Y-junction connecting Luttinger liquids: fixed point structure and conductances

TL;DR

This paper analyzes the transport properties of a Y-junction connecting three Luttinger liquids with varying interactions, deriving RG equations, fixed point structures, and discovering a novel fixed point under strong attractive interactions.

Contribution

It formulates the problem using current algebra, derives coupled RG equations in ladder approximation, and identifies a new fixed point for strong attractive interactions.

Findings

Fixed point structure characterized by two parameters.

Higher order interactions do not alter scaling near fixed points.

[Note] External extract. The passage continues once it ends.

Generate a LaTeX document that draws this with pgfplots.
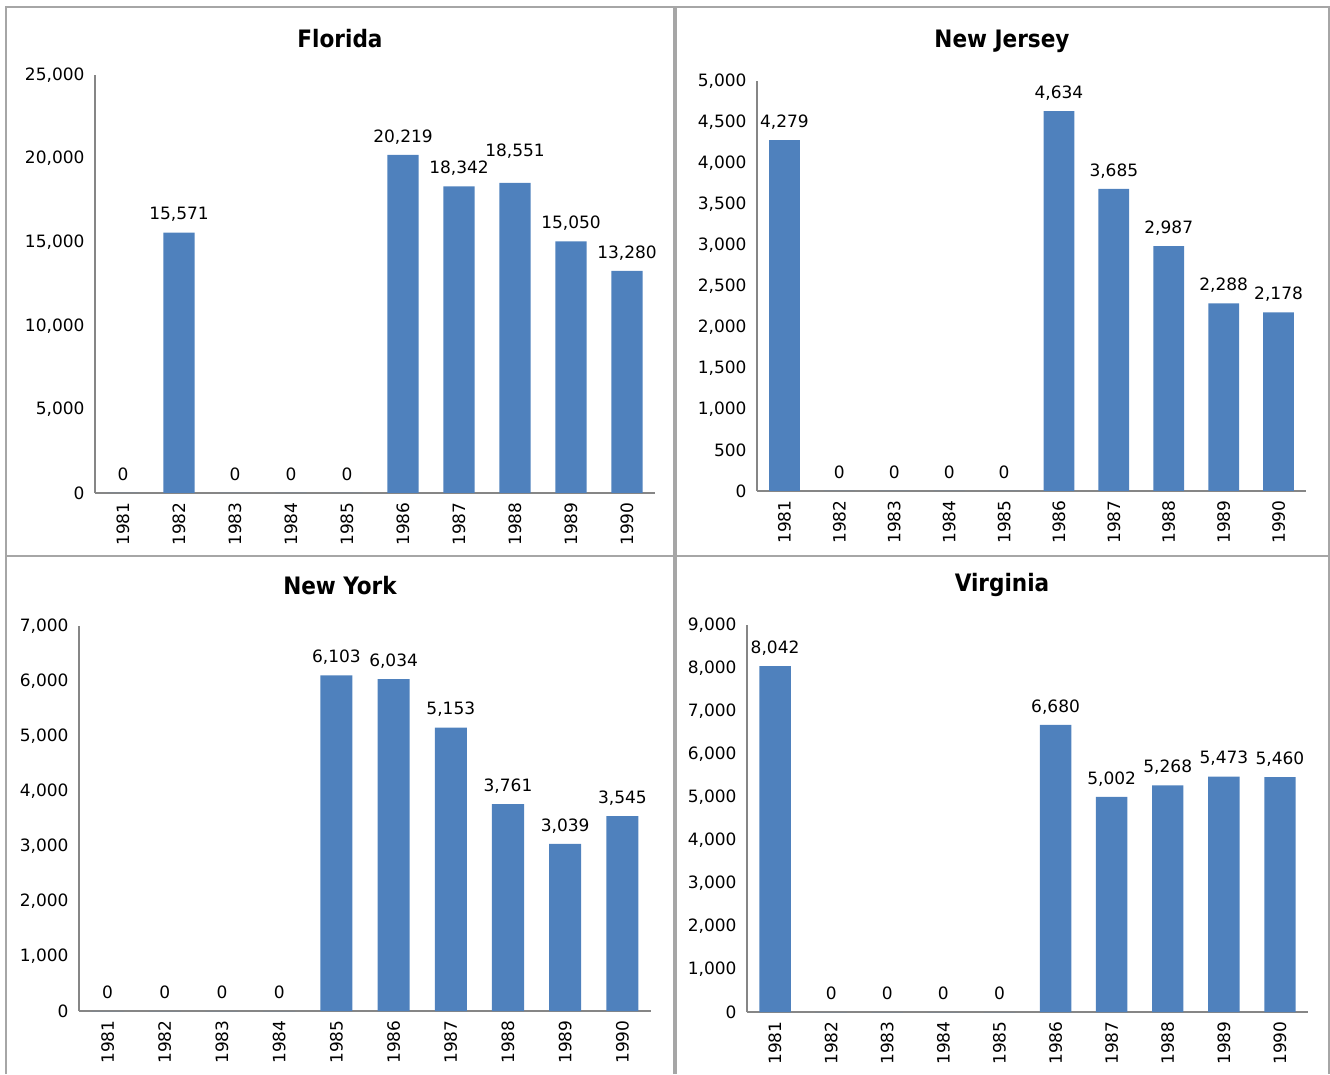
\documentclass[border=0pt]{standalone}
\usepackage{pgfplots}
\pgfplotsset{compat=1.18}
\usepackage{fontspec}
\setmainfont{DejaVu Sans}
\newfontfamily\titlefont{DejaVu Sans Condensed}

\definecolor{barblue}{HTML}{4F81BD}
\definecolor{axisgray}{HTML}{868686}
\definecolor{framegray}{HTML}{A6A6A6}

\newcommand{\lblfont}{\fontsize{17}{20}\selectfont}

\pgfplotsset{
  /pgf/number format/.cd, fixed, precision=0, 1000 sep={,}, assume math mode=true,
  /pgfplots/.cd,
  statebar/.style={
    scale only axis,
    anchor=south west,
    xmin=-0.5, xmax=9.5, ymin=0,
    axis x line*=bottom, axis y line*=left,
    axis line style={axisgray, line width=2pt, -},
    major tick length=0pt,
    xtick={0,...,9},
    xticklabels={1981,1982,1983,1984,1985,1986,1987,1988,1989,1990},
    tick label style={font=\lblfont, text=black},
    x tick label style={yshift=-6pt, rotate=90, anchor=east},
    y tick label style={xshift=-7pt},
    scaled y ticks=false,
    ybar, bar width=0.56, bar shift=0pt,
    clip=false,
    nodes near coords,
    every node near coord/.append style={font=\lblfont, text=black, anchor=base, yshift=12.7pt},
  },
  barstyle/.style={fill=barblue, draw=none},
}

\begin{document}
\begin{tikzpicture}
\path[use as bounding box] (0pt,0pt) rectangle (1330pt,1074pt);

% panel frames
\draw[framegray, line width=2pt] (6pt,1067pt) rectangle (674pt,518pt);
\draw[framegray, line width=2pt] (676pt,1067pt) rectangle (1329pt,518pt);
\draw[framegray, line width=2pt] (6pt,0pt) -- (6pt,518pt) -- (674pt,518pt) -- (674pt,0pt);
\draw[framegray, line width=2pt] (676pt,0pt) -- (676pt,518pt) -- (1329pt,518pt) -- (1329pt,0pt);

% titles
\node[font=\titlefont\bfseries\fontsize{24}{28}\selectfont] at (340pt,1035pt) {Florida};
\node[font=\titlefont\bfseries\fontsize{24}{28}\selectfont] at (1002pt,1033pt) {New Jersey};
\node[font=\titlefont\bfseries\fontsize{24}{28}\selectfont] at (340pt,488pt) {New York};
\node[font=\titlefont\bfseries\fontsize{24}{28}\selectfont] at (1002pt,489pt) {Virginia};

% Florida
\begin{axis}[statebar, at={(95pt,581pt)}, width=560pt, height=418pt,
  ymax=25000, ytick={0,5000,...,25000},
  visualization depends on={\thisrow{dy}\as\dy},
  every node near coord/.append style={yshift=\dy pt}]
\addplot[barstyle] table[x=x, y=y] {
x y dy
0 0 0
1 15571 0
2 0 0
3 0 0
4 0 0
5 20219 0
6 18342 0
7 18551 14
8 15050 0
9 13280 0
};
\end{axis}

% New Jersey
\begin{axis}[statebar, at={(757pt,583pt)}, width=549pt, height=410pt,
  ymax=5000, ytick={0,500,...,5000}]
\addplot[barstyle] coordinates {
(0,4279) (1,0) (2,0) (3,0) (4,0) (5,4634) (6,3685) (7,2987) (8,2288) (9,2178)
};
\end{axis}

% New York
\begin{axis}[statebar, at={(79pt,63pt)}, width=572pt, height=385pt,
  ymax=7000, ytick={0,1000,...,7000}]
\addplot[barstyle] coordinates {
(0,0) (1,0) (2,0) (3,0) (4,6103) (5,6034) (6,5153) (7,3761) (8,3039) (9,3545)
};
\end{axis}

% Virginia
\begin{axis}[statebar, at={(747pt,62pt)}, width=561pt, height=387pt,
  ymax=9000, ytick={0,1000,...,9000}]
\addplot[barstyle] coordinates {
(0,8042) (1,0) (2,0) (3,0) (4,0) (5,6680) (6,5002) (7,5268) (8,5473) (9,5460)
};
\end{axis}
\end{tikzpicture}
\end{document}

Discovery of a new fixed point with unusual properties under strong attraction.

Abstract

We study the transport properties of three Luttinger liquid wires (with possibly different interaction strength), connected through a Y-junction, within the scattering state formalism. We first formulate the problem in current algebra language and focus on the case of a symmetric set-up, for which the scattering matrix and the matrix of conductances is parametrized by two variables. For these we derive coupled RG equations, first in a ladder summation up to infinite order in the interaction. The fixed point structure and the implicit solution of these equations is presented. It is shown that higher order terms beyond the ladder approximation do not change the scaling behavior near the fixed points. For sufficiently strong attractive interaction a new fixed point with unusual properties is found.